If I can offer them any hope and something to get behind, I’m definitely not going to be turning my back on that by any means. I worked my whole career to have people care about me. Here I am at 35 and the lightbulb goes off and I’m in the prime of my career in the best run of my career. The idea of me ever being a bad guy or a heel, I can’t see it. Never say never in wrestling, but I can’t see it.”
On his experience working on the Go-Big Show for TBS:
“The Go-Big Show was a wonderful experience. To be able to sit there and be entertained and be given the role of a judge for some of these heartland American and international acts during a time like now in a pandemic. It is really good to see the world come together in a sense with some very different acts.
Snoop Dogg is really the captain and the lead of Go-Big Show. On the second night I think he said, “Nobody is here by chance. Everyone here is in an upward trajectory. That stuck with me. I’m there not solely because of my management team or myself. It’s because I represent AEW, and AEW is on this upward trajectory that is amazing. If you think about it where we started and what we’re doing now, the business is forever changed. I don’t mean that with hyperbole or bravado. I say that with pride because I love wrestling and want to see it change.”
On what he hopes to achieve in AEW Dynamite’s second year:
“We have to move from novelty to commodity. One thing we’ve continued to do is recruit. People wonder why we’re recruiting when we only have this two-hour bullseye to hit. We know that this third hour is going to present itself soon. And I don’t mean a third hour of Dynamite. I mean a separate hour on a WarnerMedia network.
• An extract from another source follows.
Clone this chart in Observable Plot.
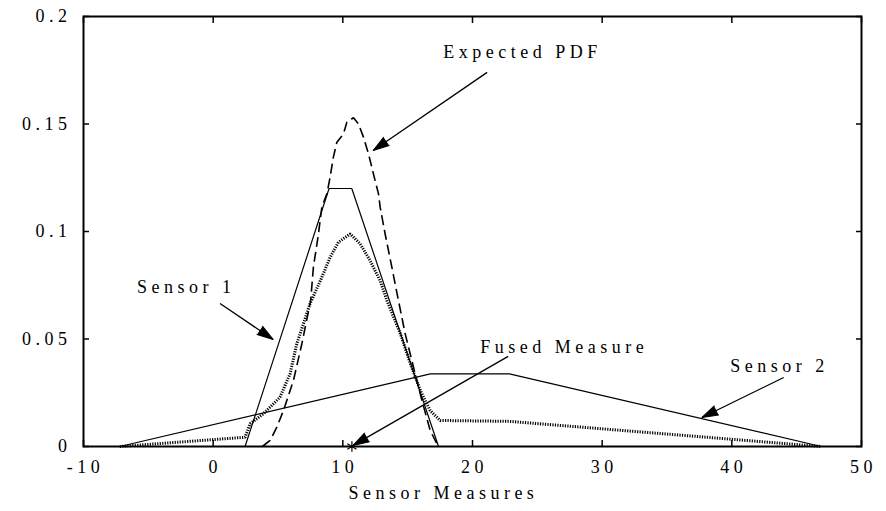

We’ll be able to diversify and freshen up the content on a regular basis. That’s why I think recruitment is vastly important, even in this two-hour window. The word was fresh when we started. Let’s recruit fresh. Let’s look fresh. We have to continue to be fresh. Our opponent in this space was unopposed for 20 years. We’ve already been around a year plus and always been opposed.
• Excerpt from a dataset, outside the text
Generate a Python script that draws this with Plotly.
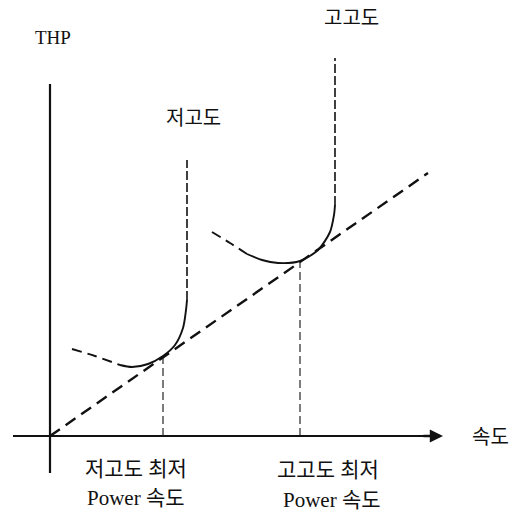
import plotly.graph_objects as go

# Coordinates in chart units (origin at axes crossing, x right, y up)
tangent_x = [0, 378]
tangent_y = [0, 263]

low_dash_x = [22, 45, 70]
low_dash_y = [87, 80, 71]
low_solid_x = [70, 82, 98, 113, 125, 133, 136, 137]
low_solid_y = [71, 69, 72, 80, 91, 108, 126, 136]
low_vert_x = [137, 137]
low_vert_y = [136, 276]

high_dash_x = [162, 180, 197]
high_dash_y = [204, 193, 182]
high_solid_x = [197, 212, 228, 250, 268, 280, 284, 285]
high_solid_y = [182, 176, 173, 175, 186, 204, 221, 231]
high_vert_x = [285, 285]
high_vert_y = [231, 378]

low_opt_x = 113
low_opt_y = 80
high_opt_x = 250
high_opt_y = 175

labels = ["THP", "저고도", "고고도", "속도", "저고도 최저", "Power 속도", "고고도 최저", "Power 속도"]
label_x = [3, 143, 301, 440, 86, 86, 278, 282]
label_y = [399, 318, 418, -1, -33, -62, -34, -64]
label_size = [19, 20, 20, 20, 21, 21, 21, 21]

FONT = "Liberation Serif, Noto Sans CJK KR, serif"
BLACK = "#111111"

fig = go.Figure()

def line(x, y, dash, width):
    fig.add_trace(go.Scatter(x=x, y=y, mode="lines", line=dict(color=BLACK, width=width, dash=dash, shape="spline", smoothing=0.8), hoverinfo="skip", showlegend=False))

line(tangent_x, tangent_y, "12px,7px", 2.4)
line(low_dash_x, low_dash_y, "10px,6px", 1.9)
line(low_solid_x, low_solid_y, "solid", 1.9)
line(low_vert_x, low_vert_y, "9px,3px", 1.6)
line(high_dash_x, high_dash_y, "10px,6px", 1.9)
line(high_solid_x, high_solid_y, "solid", 1.9)
line(high_vert_x, high_vert_y, "9px,3px", 1.6)
line([low_opt_x, low_opt_x], [0, low_opt_y], "8px,4px", 1.1)
line([high_opt_x, high_opt_x], [0, high_opt_y], "8px,4px", 1.1)

# axes
line([0, 0], [-37, 352], "solid", 2.2)
line([-37, 378], [0, 0], "solid", 2.2)
fig.add_annotation(x=393, y=0, ax=372, ay=0, xref="x", yref="y", axref="x", ayref="y",
                   showarrow=True, arrowhead=2, arrowsize=1.1, arrowwidth=2.4, arrowcolor=BLACK, text="")

for t, x, y, s in zip(labels, label_x, label_y, label_size):
    fig.add_annotation(x=x, y=y, xref="x", yref="y", text=t, showarrow=False,
                       font=dict(family=FONT, size=s, color=BLACK))

fig.update_xaxes(range=[-50, 467], visible=False)
fig.update_yaxes(range=[-75, 436], visible=False)
fig.update_layout(width=517, height=511, margin=dict(l=0, r=0, t=0, b=0),
                  plot_bgcolor="white", paper_bgcolor="white")
fig.write_html("out.html", config={"displayModeBar": False},
               post_script="document.body.style.margin='0';document.body.style.overflow='hidden';")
That opposition will make us continue to pivot and provide fresh content for all the major stars, middle card stars and stars at the bottom of the card. That’s what you want A stories, B stories. Everyone gets to grow that way. I think it’s a matter of keeping the viewer on the edge of their seat. I think we have to push the envelope. I really believe in pushing the envelope. Wrestling is so many things. It doesn’t have a single identity. There is a dog collar match on the show in 2020. There is blood, cursing, unscripted promos.
It’s not trash TV as much as it is artists going out there and painting that picture and playing their own music and building a fan base and letting AEW bring them in as part of the team. I really am excited for what we do in terms of the second year of Dynamite.
We have so many different flavors of ice cream. It’s fun to hear about what some of the armchair bookers would do. I love that discussion. Some good ideas come out of that. One thing I want to hit and stress is the industry has changed. The pay-per-view is no longer the lifeblood of a company. The pay-per-view is not what generates and feeds you. The television does. In our case, Dynamite.
That television contract is what we need to honor more than anything. When people say save it for the pay-per-view, hell no. We still have an idea of long-form and where we want stars like MJF, Darby Allin, Anna Jay of where we want them to be in year two and three. We still have that in our minds. Dynamite needs to be the spot you come to each week, destination programming. Save nothing because you’ll think of something else. We have enough smart people to do it. That’s my thought.”